3.1 Designing a Mentorship-focused Program: A Step-by-Step Approach

There are four steps in designing a mentorship-focused program:

STEP 1: Design your program and develop a mentoring roadmap

What are your goals? What participants are you looking for? Different individuals can play a role in mentoring. For initial ideas, we outline three different types of mentoring roles that can happen within libraries:

  • Librarians as mentors
  • Youth as mentors
  • Adult mentors (community mentors)

Youth communities with unique information needs such as non-native speakers of English, homeschoolers, or those from immigrant and refugee communities may need additional support that extend beyond the library. Therefore, it’s important to understand your community and begin developing your mentoring roadmap, or basic plan for how you will execute your program.

Your mentoring roadmap can include goals and objectives, a timeline, schedule, deliverables, and potential risks.

Some initial questions to consider in developing your mentoring program are:

  • What are the young person’s goals? What are the mentor’s goals?
  • How would the youth, library, and greater community benefit?
  • What specific knowledge, skills, and competencies do you look for in a mentor?
  • What types of access to mentors outside the library do you have?

During the planning of your mentoring roadmap, evaluate the following elements:

  • Target communities (e.g., specific occupations, demographics, community partners; similar backgrounds to specific youth)
  • Skills and expertise related to the program (e.g. software or computing background for coding)
  • Marketing or recruitment plan
  • Outline of training or orientation sessions
  • Materials and brochures for mentors and mentees
  • Format of the program (One-on-one or group mentoring, workshop setting, virtual or in person, partnership with a community organization or school, mentorship included into an established program)
  • Commitments expected: (e.g., In our program, we are looking for someone to share an hour of their time each week to____)

STEP 2: Connect with mentors/mentees

The Young Adult Library Services Association (YALSA) outlines some key competencies to look for in mentors, including:

  • Interest in helping others learn, both in one-on-one and in small group situations
  • Demonstrated commitment to lifelong learning
  • Time commitment to participate in all aspects of the program1

In addition, consider that “youth are often the ones to approach adults as potential mentors.”2 You might be able to help facilitate the connection. Talk to and observe your youth community and their interests. Perhaps you can help introduce potential mentees to mentors who can help them reach their goals.

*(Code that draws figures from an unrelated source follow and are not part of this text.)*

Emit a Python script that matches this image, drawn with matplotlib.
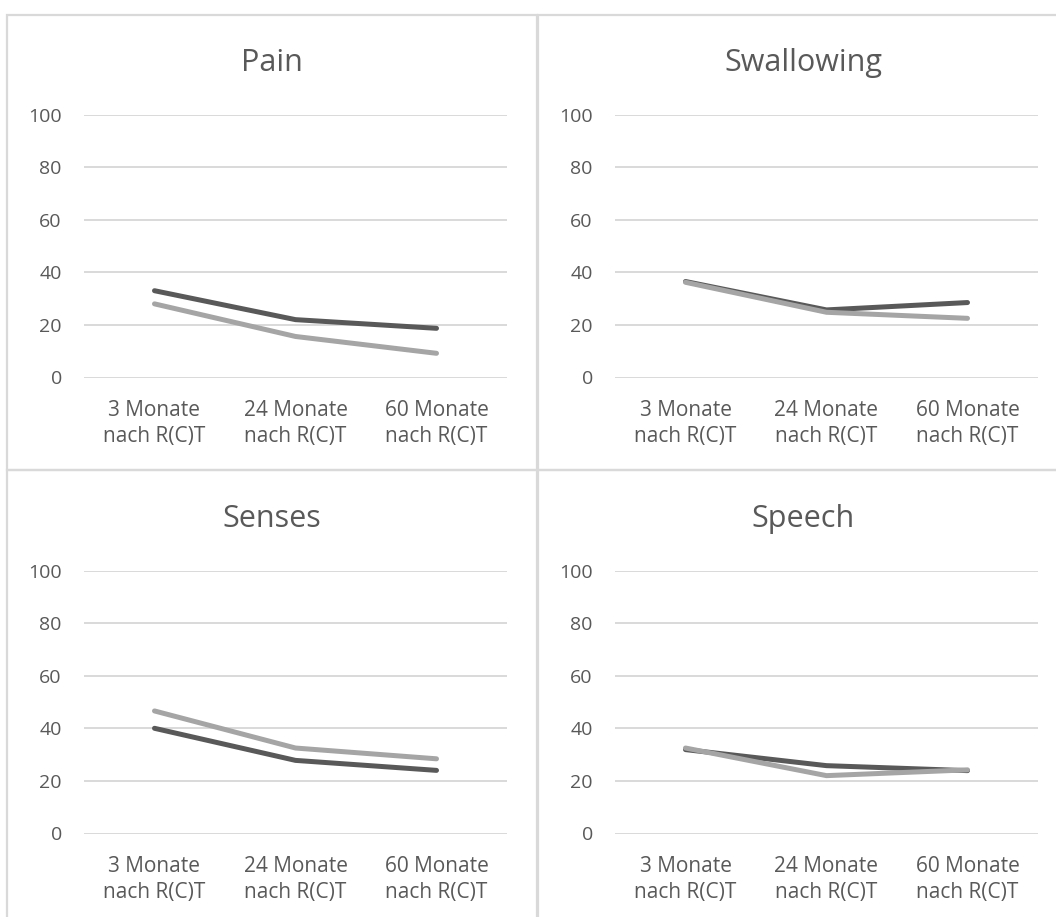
import matplotlib

matplotlib.use("Agg")
import matplotlib.pyplot as plt
from matplotlib.patches import Rectangle

plt.rcParams["font.family"] = ["Open Sans", "DejaVu Sans"]

categories = ["3 Monate\nnach R(C)T", "24 Monate\nnach R(C)T", "60 Monate\nnach R(C)T"]
titles = ["Pain", "Swallowing", "Senses", "Speech"]

pain_dark = [33.0, 22.0, 18.7]
pain_light = [28.0, 15.6, 9.2]
swallowing_dark = [36.5, 25.7, 28.5]
swallowing_light = [36.2, 24.8, 22.5]
senses_dark = [40.0, 27.8, 24.0]
senses_light = [46.6, 32.5, 28.4]
speech_dark = [31.9, 25.8, 23.9]
speech_light = [32.5, 22.0, 24.2]

dark_series = [pain_dark, swallowing_dark, senses_dark, speech_dark]
light_series = [pain_light, swallowing_light, senses_light, speech_light]
yticks = [0, 20, 40, 60, 80, 100]

W, H = 1056, 917
DARK = "#595959"
LIGHT = "#A5A5A5"
GRID = "#D9D9D9"
TEXT = "#595959"

fig = plt.figure(figsize=(W / 100, H / 100), dpi=100)


def px_rect(x0, y0, x1, y1):
    # pixel box (top-left origin) -> figure fraction [left, bottom, width, height]
    return [x0 / W, 1 - y1 / H, (x1 - x0) / W, (y1 - y0) / H]


# chart frames, 2x2
for col in range(2):
    for row in range(2):
        x0 = 7 + col * 531
        y0 = 15 + row * 455
        l, b, w, h = px_rect(x0, y0, x0 + 530, y0 + 455)
        fig.add_artist(Rectangle((l, b), w, h, transform=fig.transFigure,
                                 fill=False, edgecolor=GRID, lw=1.6))

for i, title in enumerate(titles):
    row, col = divmod(i, 2)
    dx = col * 531
    dy = row * 456
    ax = fig.add_axes(px_rect(84 + dx, 114.5 + dy, 507 + dx, 377.5 + dy))

    x = range(len(categories))
    ax.plot(x, dark_series[i], color=DARK, lw=3.6, solid_capstyle="round",
            solid_joinstyle="round", zorder=3)
    ax.plot(x, light_series[i], color=LIGHT, lw=3.6, solid_capstyle="round",
            solid_joinstyle="round", zorder=4)

    ax.set_xlim(-0.5, 2.5)
    ax.set_ylim(0, 100)
    ax.set_yticks(yticks)
    ax.set_xticks(list(x))
    ax.set_xticklabels(categories, linespacing=1.35)
    ax.yaxis.grid(True, color=GRID, lw=1.4)
    ax.set_axisbelow(True)
    for s in ax.spines.values():
        s.set_visible(False)
    ax.tick_params(axis="y", length=0, pad=16, labelsize=14, labelcolor=TEXT)
    ax.tick_params(axis="x", length=0, pad=16, labelsize=15, labelcolor=TEXT)

    tx = (7 + 537) / 2 + dx
    fig.text(tx / W, 1 - (71 + dy) / H, title, ha="center", va="baseline",
             fontsize=22, color=TEXT)

fig.savefig("out.png", dpi=100, facecolor="white")
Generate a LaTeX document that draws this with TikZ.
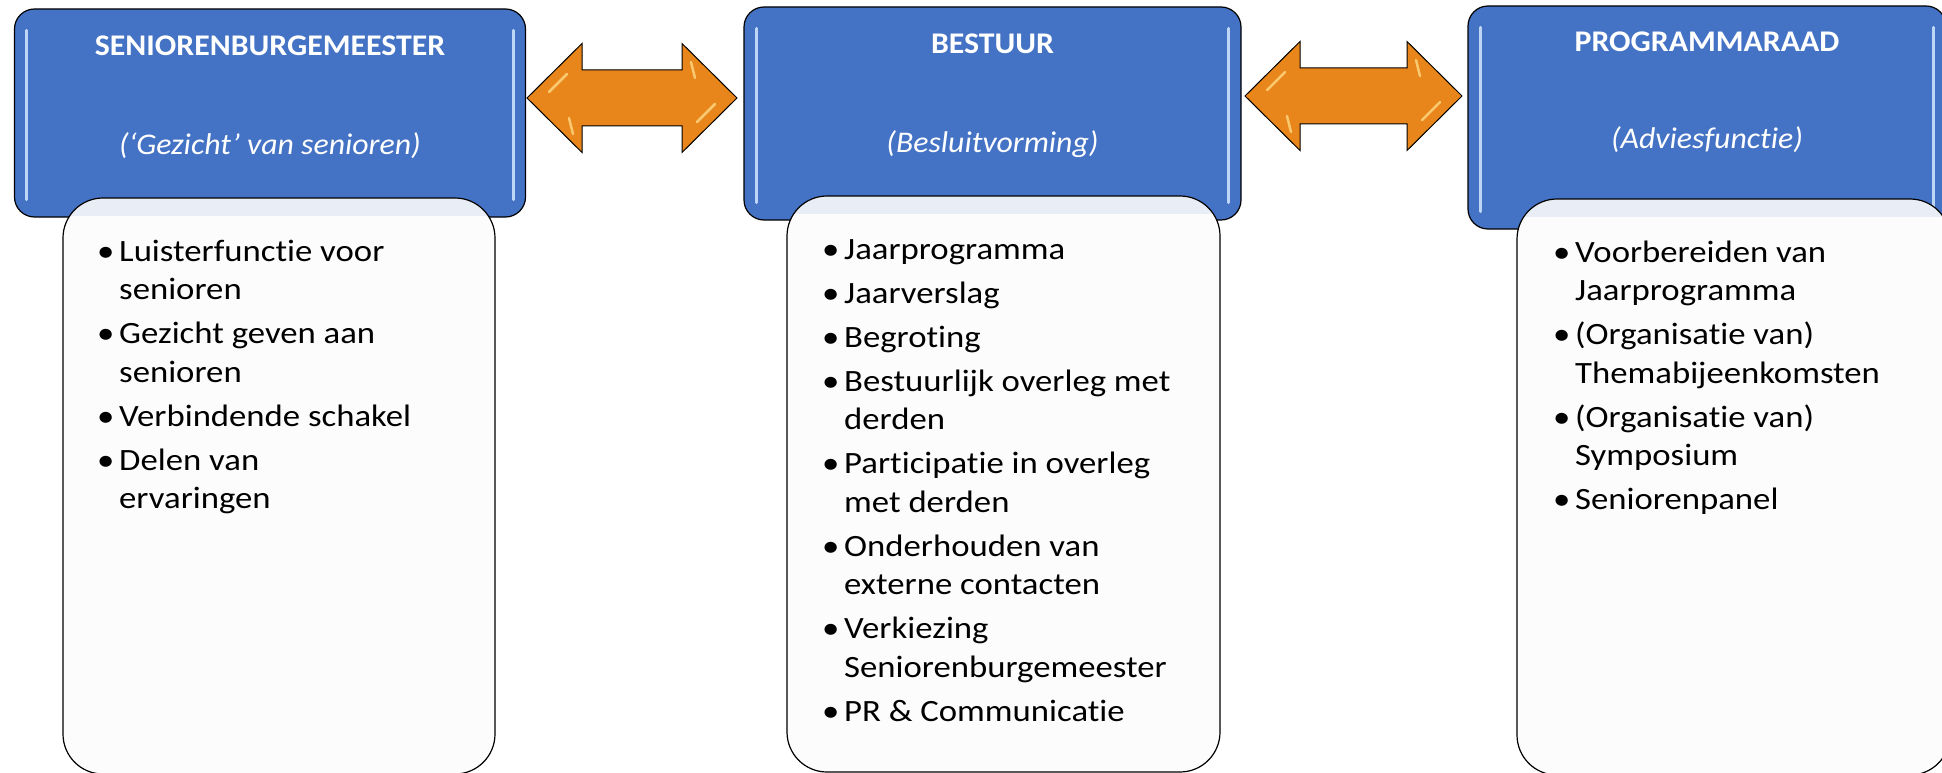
\documentclass[tikz,border=0pt]{standalone}
\usepackage{fontspec}
\setmainfont{Carlito}[FakeStretch=1.12, Ligatures=CommonOff]
\newfontfamily\kopfont{Carlito}[FakeStretch=1.06, Ligatures=CommonOff]
\definecolor{kopblauw}{RGB}{68,114,196}
\definecolor{glans}{RGB}{190,214,246}
\definecolor{oranje}{RGB}{232,134,28}
\definecolor{oranjeglans}{RGB}{250,200,110}
\definecolor{lijstband}{RGB}{233,237,245}
\definecolor{lijstvul}{RGB}{252,252,252}
\newcommand{\blt}{\makebox[22pt][l]{\textbullet}}
\begin{document}
\begin{tikzpicture}[x=1pt,y=-1pt,
    kop/.style={draw=black, line width=1.2pt, fill=kopblauw, rounded corners=20pt, inner sep=0pt},
    kopnaam/.style={text=white, font=\kopfont\bfseries\fontsize{30}{36}\selectfont, anchor=base, inner sep=0pt},
    koprol/.style={text=white, font=\kopfont\itshape\fontsize{30}{36}\selectfont, anchor=base, inner sep=0pt},
    lijst/.style={draw=black, line width=1.2pt, fill=lijstvul, rounded corners=40pt, inner sep=0pt,
      path picture={\fill[lijstband, sharp corners] (path picture bounding box.north west)
        rectangle ([yshift=-18pt]path picture bounding box.north east);}},
    punten/.style={anchor=base west, inner sep=0pt, font=\fontsize{31}{38.5}\selectfont},
    tweezijdig/.style={draw=black, line width=1pt, fill=oranje, line join=miter},
    pijlglans/.style={draw=oranjeglans, line width=2.5pt, line cap=round},
    glanslijn/.style={draw=glans, line width=3pt, line cap=round}]
  \useasboundingbox (0,0) rectangle (1942,773);
  \clip (0,0) rectangle (1942,773);
  % koppen
  \node[kop, minimum width=511pt, minimum height=208pt] (burg) at (270,113) {};
  \node[kop, minimum width=497pt, minimum height=213pt] (best) at (992.5,113.5) {};
  \node[kop, minimum width=478pt, minimum height=223pt] (prog) at (1707,117.5) {};
  \foreach \k in {burg,best,prog}
    {\draw[glanslijn] ([xshift=13pt,yshift=-22pt]\k.north west) -- ([xshift=13pt,yshift=18pt]\k.south west);
     \draw[glanslijn] ([xshift=-13pt,yshift=-22pt]\k.north east) -- ([xshift=-13pt,yshift=18pt]\k.south east);}
  \node[kopnaam] (burgnaam) at (270,56) {SENIORENBURGEMEESTER};
  \node[koprol] (burgrol) at (270,154) {(‘Gezicht’ van senioren)};
  \node[kopnaam] (bestnaam) at (992.5,54) {BESTUUR};
  \node[koprol] (bestrol) at (992.5,152) {(Besluitvorming)};
  \node[kopnaam] (prognaam) at (1707,52) {PROGRAMMARAAD};
  \node[koprol] (progrol) at (1707,148) {(Adviesfunctie)};
  % dubbele pijlen
  \foreach \xa/\xb/\yc in {527/737/98, 1245/1462/96}
    {\draw[tweezijdig] (\xa,\yc) -- (\xa+55,\yc-54.5) -- (\xa+55,\yc-28) -- (\xb-55,\yc-28)
      -- (\xb-55,\yc-54.5) -- (\xb,\yc) -- (\xb-55,\yc+54.5) -- (\xb-55,\yc+28)
      -- (\xa+55,\yc+28) -- (\xa+55,\yc+54.5) -- cycle;
     \draw[pijlglans] (\xa+22,\yc-6) -- (\xa+40,\yc-24);
     \draw[pijlglans] (\xa+42,\yc+20) -- (\xa+46,\yc+36);
     \draw[pijlglans] (\xb-46,\yc-36) -- (\xb-42,\yc-20);
     \draw[pijlglans] (\xb-22,\yc+6) -- (\xb-40,\yc+24);}
  % lijsten
  \node[lijst, minimum width=432pt, minimum height=576pt] (burglijst) at (279,486) {};
  \node[lijst, minimum width=433pt, minimum height=576pt] (bestlijst) at (1003.5,484) {};
  \node[lijst, minimum width=433pt, minimum height=576pt] (proglijst) at (1733.5,487) {};
  \node[punten] (burgpunten) at (97,261) {\begin{tabular}[t]{@{}l@{}l@{}}
    \blt & Luisterfunctie voor\\ & senioren\\[5.5pt]
    \blt & Gezicht geven aan\\ & senioren\\[5.5pt]
    \blt & Verbindende schakel\\[5.5pt]
    \blt & Delen van\\ & ervaringen
  \end{tabular}};
  \node[punten] (bestpunten) at (822,259) {\begin{tabular}[t]{@{}l@{}l@{}}
    \blt & Jaarprogramma\\[5.5pt]
    \blt & Jaarverslag\\[5.5pt]
    \blt & Begroting\\[5.5pt]
    \blt & Bestuurlijk overleg met\\ & derden\\[5.5pt]
    \blt & Participatie in overleg\\ & met derden\\[5.5pt]
    \blt & Onderhouden van\\ & externe contacten\\[5.5pt]
    \blt & Verkiezing\\ & Seniorenburgemeester\\[5.5pt]
    \blt & PR \& Communicatie
  \end{tabular}};
  \node[punten] (progpunten) at (1553,262) {\begin{tabular}[t]{@{}l@{}l@{}}
    \blt & Voorbereiden van\\ & Jaarprogramma\\[5.5pt]
    \blt & (Organisatie van)\\ & Themabijeenkomsten\\[5.5pt]
    \blt & (Organisatie van)\\ & Symposium\\[5.5pt]
    \blt & Seniorenpanel
  \end{tabular}};
\end{tikzpicture}
\end{document}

Think about your matching process:

  • How will mentors be recruited and matched? Are you looking for teens to be paired with others that share their lived experiences (similar background)?
  • What type of on-boarding or training will mentors be offered?
  • Is there any incentive/recognition for the mentors?

Make a plan for launching or promoting the mentoring opportunities or connecting with possible community partners and organizations. Craft a message and talking points to deliver and present to local organizations (see the Community Partnerships module).

STEP 3: Guide both your mentors and mentees

For longer term situations, how do you plan to support the mentors and mentee relationships over time? Some ideas include:

  • Regular checkins
  • Orientation sessions
  • Facilitation of mentor led programming. Will you help facilitate and work with youth while the mentor shares their expertise?
  • Training for mentors
  • Support materials for mentors such as guides or handbooks. These materials may include:
    • Expectations and boundaries; What the mentor’s role is and isn’t
    • Best practices for communicating with youth
    • Suggestions for building rapport
    • Factors affecting teen development (see Youth Development for ideas)

For longer term situations, research evidence suggests providing ways that mentors and mentees can have a “closure ritual”, or final meeting and activity to positively, rather than abruptly, end the mentoring relationship.3

STEP 4: Checking in or evaluating the relationship

How will you evaluate mentoring programs/relationships? Here are few questions to ask:

  • What learning is taking place?
  • What were the mentor and mentee’s goals? Are they reaching them?
  • If desired or appropriate, how can we sustain the relationship over time?
  • Are both parties satisfied with the relationship?

1: Teen Services Competencies for Library Staff. YALSA, 2017.

2: Personal interview with Shannon Lake, April 7, 2017.

3: DuBois, D. L., & Karcher, M. J. (Eds.). (2013). Handbook of youth mentoring. SAGE.